_What the task asks_
Transcribe the listing that follows in full, omitting pictures.

_Stored data_
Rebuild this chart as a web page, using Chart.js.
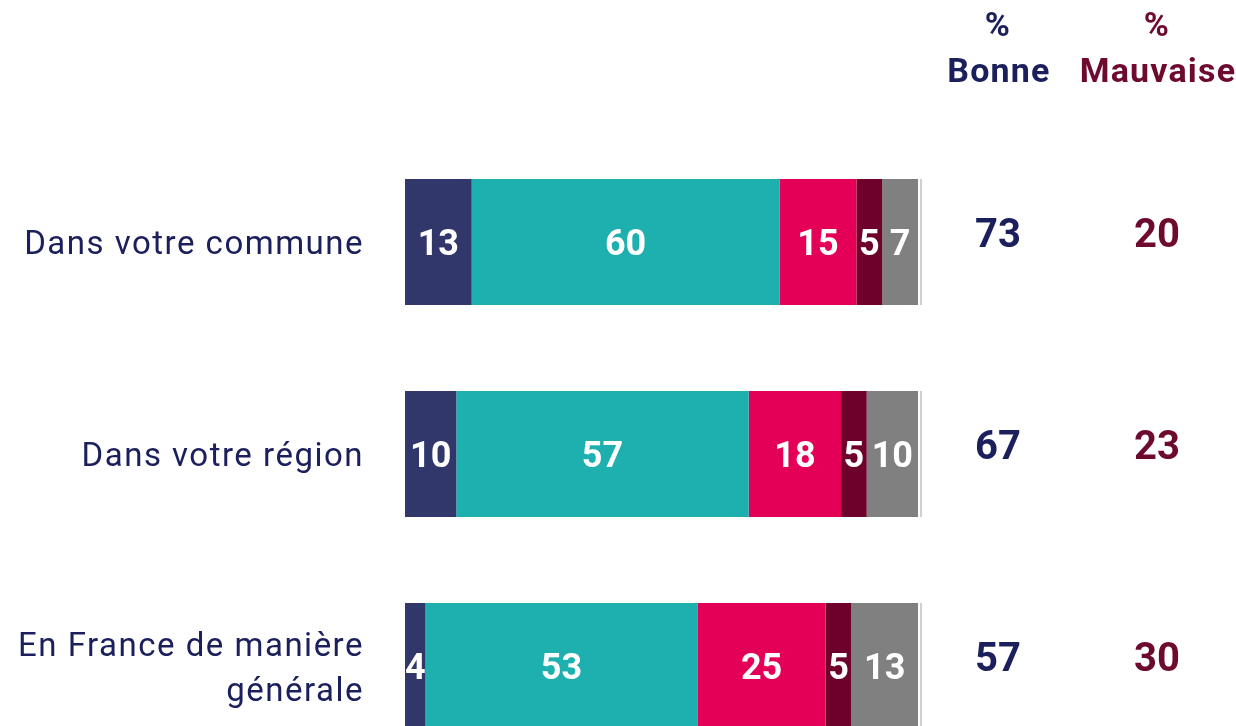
<!DOCTYPE html>
<html lang="fr">
<head>
<meta charset="utf-8">
<title>Situation perçue</title>
<script src="https://cdn.jsdelivr.net/npm/chart.js@4.4.1/dist/chart.umd.min.js"></script>
<style>
	html, body { margin: 0; padding: 0; background: #fff; overflow: hidden; }
	#wrap { position: relative; width: 1236px; height: 800px; }
</style>
</head>
<body>
<div id="wrap"><canvas id="chart" width="1236" height="800"></canvas></div>
<script>
const categories = [
	'Dans votre commune',
	'Dans votre région',
	['En France de manière', 'générale']
];
const tresBonne = [13, 10, 4];
const plutotBonne = [60, 57, 53];
const plutotMauvaise = [15, 18, 25];
const tresMauvaise = [5, 5, 5];
const nsp = [7, 10, 13];
const totalBonne = [73, 67, 57];
const totalMauvaise = [20, 23, 30];

const NAVY = '#1b1f5c';
const WINE = '#6e0a2e';
const FONT = 'Roboto, "Noto Sans", sans-serif';

// the original font is a bit wider than Roboto, so space the letters out
const spacing = {
	id: 'spacing',
	beforeDraw(chart){ chart.ctx.letterSpacing = '1.5px'; },
	afterDraw(chart){ chart.ctx.letterSpacing = '0px'; }
};

// white numbers inside each segment
const segmentLabels = {
	id: 'segmentLabels',
	afterDatasetsDraw(chart){
		const ctx = chart.ctx;
		ctx.save();
		ctx.letterSpacing = '0px';
		ctx.fillStyle = '#fff';
		ctx.font = 'bold 36px ' + FONT;
		ctx.textAlign = 'center';
		ctx.textBaseline = 'middle';
		chart.data.datasets.forEach((ds, di) => {
			chart.getDatasetMeta(di).data.forEach((bar, i) => {
				ctx.fillText(String(ds.data[i]), (bar.x + bar.base) / 2, bar.y + 4);
			});
		});
		ctx.restore();
	}
};

// "% Bonne" / "% Mauvaise" columns on the right
const totalsColumns = {
	id: 'totalsColumns',
	afterDraw(chart){
		const ctx = chart.ctx;
		const y = chart.scales.y;
		const cols = [
			{ x: 998, title: 'Bonne', color: NAVY, values: totalBonne },
			{ x: 1157, title: 'Mauvaise', color: WINE, values: totalMauvaise }
		];
		ctx.save();
		ctx.textAlign = 'center';
		ctx.textBaseline = 'middle';
		cols.forEach(c => {
			ctx.fillStyle = c.color;
			ctx.letterSpacing = '1.2px';
			ctx.font = 'bold 34px ' + FONT;
			ctx.fillText('%', c.x, 27);
			ctx.fillText(c.title, c.x + 1, 73);
			ctx.letterSpacing = '0px';
			ctx.font = 'bold 40px ' + FONT;
			c.values.forEach((v, i) => ctx.fillText(String(v), c.x, y.getPixelForValue(i) - 5));
		});
		// thin light edge after each bar
		ctx.strokeStyle = '#cfcfcf';
		ctx.lineWidth = 2;
		const meta = chart.getDatasetMeta(chart.data.datasets.length - 1);
		meta.data.forEach(bar => {
			ctx.beginPath();
			ctx.moveTo(bar.x + 3, bar.y - bar.height / 2);
			ctx.lineTo(bar.x + 3, bar.y + bar.height / 2);
			ctx.stroke();
		});
		ctx.restore();
	}
};

new Chart(document.getElementById('chart'), {
	type: 'bar',
	data: {
		labels: categories,
		datasets: [
			{ label: 'Très bonne', data: tresBonne, backgroundColor: '#31366b' },
			{ label: 'Plutôt bonne', data: plutotBonne, backgroundColor: '#1eb0ae' },
			{ label: 'Plutôt mauvaise', data: plutotMauvaise, backgroundColor: '#e40057' },
			{ label: 'Très mauvaise', data: tresMauvaise, backgroundColor: '#6e002c' },
			{ label: 'NSP', data: nsp, backgroundColor: '#808080' }
		]
	},
	options: {
		indexAxis: 'y',
		responsive: false,
		animation: false,
		events: [],
		layout: { padding: { top: 136, right: 318, bottom: 28, left: 0 } },
		datasets: { bar: { categoryPercentage: 1, barPercentage: 0.594, borderWidth: 0 } },
		plugins: { legend: { display: false }, tooltip: { enabled: false } },
		scales: {
			x: { stacked: true, min: 0, max: 100, display: false },
			y: {
				stacked: true,
				border: { display: false },
				grid: { display: false, drawTicks: false },
				ticks: {
					color: NAVY,
					padding: 41,
					labelOffset: 4,
					font: { family: FONT, size: 33, lineHeight: 1.36 }
				},
				afterFit(scale){
					scale.width = 405;
					scale.paddingTop = 0;
					scale.paddingBottom = 0;
				}
			}
		}
	},
	plugins: [spacing, segmentLabels, totalsColumns]
});
</script>
</body>
</html>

_Output of the exercise_
Rebuild this chart as a web page, using Chart.js.
<!DOCTYPE html>
<html lang="fr">
<head>
<meta charset="utf-8">
<title>Situation perçue</title>
<script src="https://cdn.jsdelivr.net/npm/chart.js@4.4.1/dist/chart.umd.min.js"></script>
<style>
	html, body { margin: 0; padding: 0; background: #fff; overflow: hidden; }
	#wrap { position: relative; width: 1236px; height: 800px; }
</style>
</head>
<body>
<div id="wrap"><canvas id="chart" width="1236" height="800"></canvas></div>
<script>
const categories = [
	'Dans votre commune',
	'Dans votre région',
	['En France de manière', 'générale']
];
const tresBonne = [13, 10, 4];
const plutotBonne = [60, 57, 53];
const plutotMauvaise = [15, 18, 25];
const tresMauvaise = [5, 5, 5];
const nsp = [7, 10, 13];
const totalBonne = [73, 67, 57];
const totalMauvaise = [20, 23, 30];

const NAVY = '#1b1f5c';
const WINE = '#6e0a2e';
const FONT = 'Roboto, "Noto Sans", sans-serif';

// the original font is a bit wider than Roboto, so space the letters out
const spacing = {
	id: 'spacing',
	beforeDraw(chart){ chart.ctx.letterSpacing = '1.5px'; },
	afterDraw(chart){ chart.ctx.letterSpacing = '0px'; }
};

// white numbers inside each segment
const segmentLabels = {
	id: 'segmentLabels',
	afterDatasetsDraw(chart){
		const ctx = chart.ctx;
		ctx.save();
		ctx.letterSpacing = '0px';
		ctx.fillStyle = '#fff';
		ctx.font = 'bold 36px ' + FONT;
		ctx.textAlign = 'center';
		ctx.textBaseline = 'middle';
		chart.data.datasets.forEach((ds, di) => {
			chart.getDatasetMeta(di).data.forEach((bar, i) => {
				ctx.fillText(String(ds.data[i]), (bar.x + bar.base) / 2, bar.y + 4);
			});
		});
		ctx.restore();
	}
};

// "% Bonne" / "% Mauvaise" columns on the right
const totalsColumns = {
	id: 'totalsColumns',
	afterDraw(chart){
		const ctx = chart.ctx;
		const y = chart.scales.y;
		const cols = [
			{ x: 998, title: 'Bonne', color: NAVY, values: totalBonne },
			{ x: 1157, title: 'Mauvaise', color: WINE, values: totalMauvaise }
		];
		ctx.save();
		ctx.textAlign = 'center';
		ctx.textBaseline = 'middle';
		cols.forEach(c => {
			ctx.fillStyle = c.color;
			ctx.letterSpacing = '1.2px';
			ctx.font = 'bold 34px ' + FONT;
			ctx.fillText('%', c.x, 27);
			ctx.fillText(c.title, c.x + 1, 73);
			ctx.letterSpacing = '0px';
			ctx.font = 'bold 40px ' + FONT;
			c.values.forEach((v, i) => ctx.fillText(String(v), c.x, y.getPixelForValue(i) - 5));
		});
		// thin light edge after each bar
		ctx.strokeStyle = '#cfcfcf';
		ctx.lineWidth = 2;
		const meta = chart.getDatasetMeta(chart.data.datasets.length - 1);
		meta.data.forEach(bar => {
			ctx.beginPath();
			ctx.moveTo(bar.x + 3, bar.y - bar.height / 2);
			ctx.lineTo(bar.x + 3, bar.y + bar.height / 2);
			ctx.stroke();
		});
		ctx.restore();
	}
};

new Chart(document.getElementById('chart'), {
	type: 'bar',
	data: {
		labels: categories,
		datasets: [
			{ label: 'Très bonne', data: tresBonne, backgroundColor: '#31366b' },
			{ label: 'Plutôt bonne', data: plutotBonne, backgroundColor: '#1eb0ae' },
			{ label: 'Plutôt mauvaise', data: plutotMauvaise, backgroundColor: '#e40057' },
			{ label: 'Très mauvaise', data: tresMauvaise, backgroundColor: '#6e002c' },
			{ label: 'NSP', data: nsp, backgroundColor: '#808080' }
		]
	},
	options: {
		indexAxis: 'y',
		responsive: false,
		animation: false,
		events: [],
		layout: { padding: { top: 136, right: 318, bottom: 28, left: 0 } },
		datasets: { bar: { categoryPercentage: 1, barPercentage: 0.594, borderWidth: 0 } },
		plugins: { legend: { display: false }, tooltip: { enabled: false } },
		scales: {
			x: { stacked: true, min: 0, max: 100, display: false },
			y: {
				stacked: true,
				border: { display: false },
				grid: { display: false, drawTicks: false },
				ticks: {
					color: NAVY,
					padding: 41,
					labelOffset: 4,
					font: { family: FONT, size: 33, lineHeight: 1.36 }
				},
				afterFit(scale){
					scale.width = 405;
					scale.paddingTop = 0;
					scale.paddingBottom = 0;
				}
			}
		}
	},
	plugins: [spacing, segmentLabels, totalsColumns]
});
</script>
</body>
</html>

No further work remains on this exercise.